In the 10/18/17 podcast linked below, Larry McDonald of The Bear Traps Report discusses his short-term market concerns with All Star Charts. The podcast is an hour long but it lays out very clearly some of the near-term risks. Here is what I took away:
- The balance of economic activity inside U.S. versus outside has changed dramatically over the last twenty years from about 50/50 to 25/75. This means that the recent drop in the dollar is stimulating emerging markets in a very powerful way.
- In 4Q, the impact of the weaker dollar plus tax cuts plus storm stimulus point to an interest rate shock in the next 60-90 days in his opinion.

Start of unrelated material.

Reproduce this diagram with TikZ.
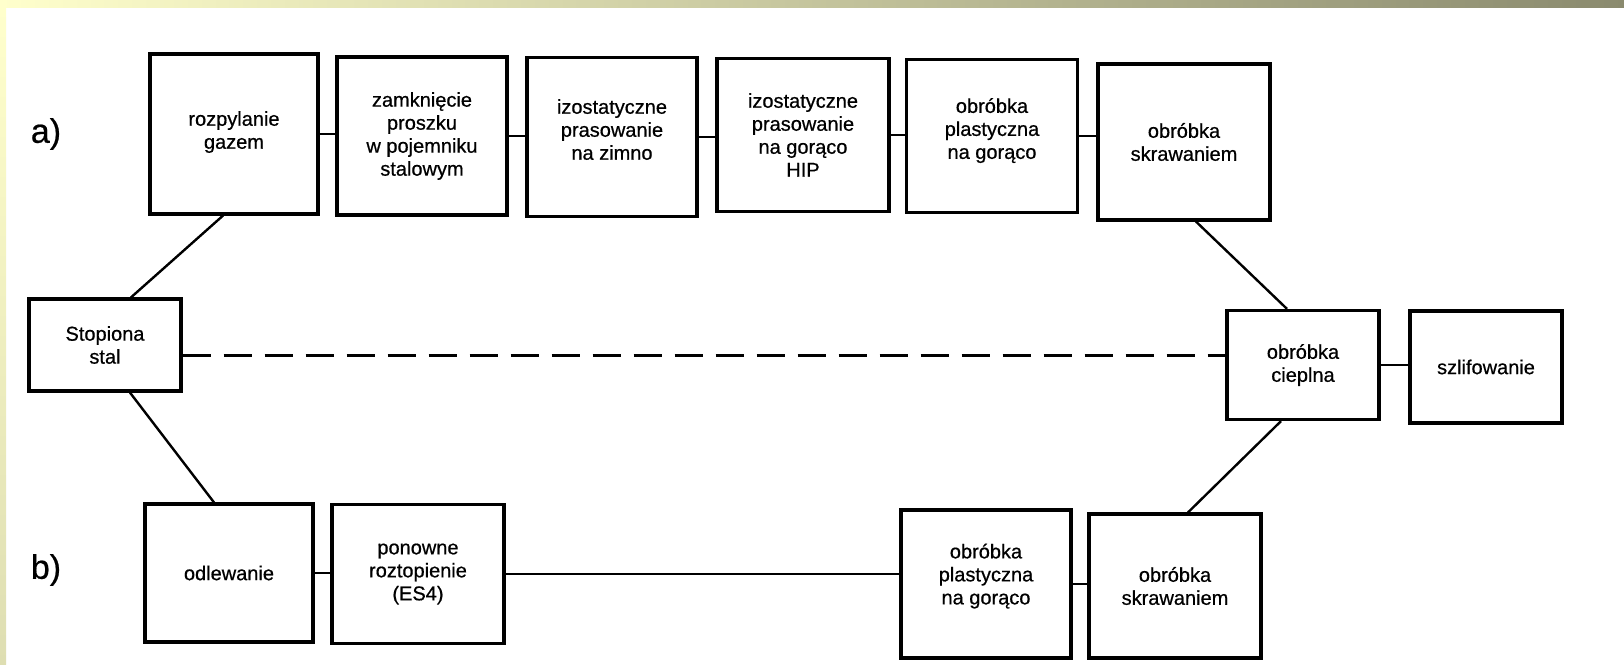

- A Federal Funds rate hike in December is expected but the market is not anticipating rapid Federal Reserve rates hikes to follow. A change in perceptions around a March rate hikes and subsequent hikes will be a shock.
- China is being juiced by weaker dollar plus internal stimulus. China just completed its 19th Congress, which established power structure for the next five years. Larry McDonald thinks it is likely that Chinese government stimulus continued in the lead up to this 19th Congress to prop up growth but that necessary deleveraging will commence now that the meeting has ended.
- Gold is trading with bonds so it is not a good inflation indicator as it was in the past. A year ago there were $14 trillion in negative yielding bonds. Investors would rather buy gold than negative yielding instruments. As bond yields have crept back up, only $4-$5 trillion in negative yielding bonds remain, reducing the appeal of gold. So gold sold off as interest rates rose, an unusual pattern.
- In the next 30-60 days, he anticipates a stock market drawdown (>5%) from some combination of: 1. China delevering, 2. Uncertainty around a leadership change at the Fed, and 3. Reduction of the Fed balance sheet.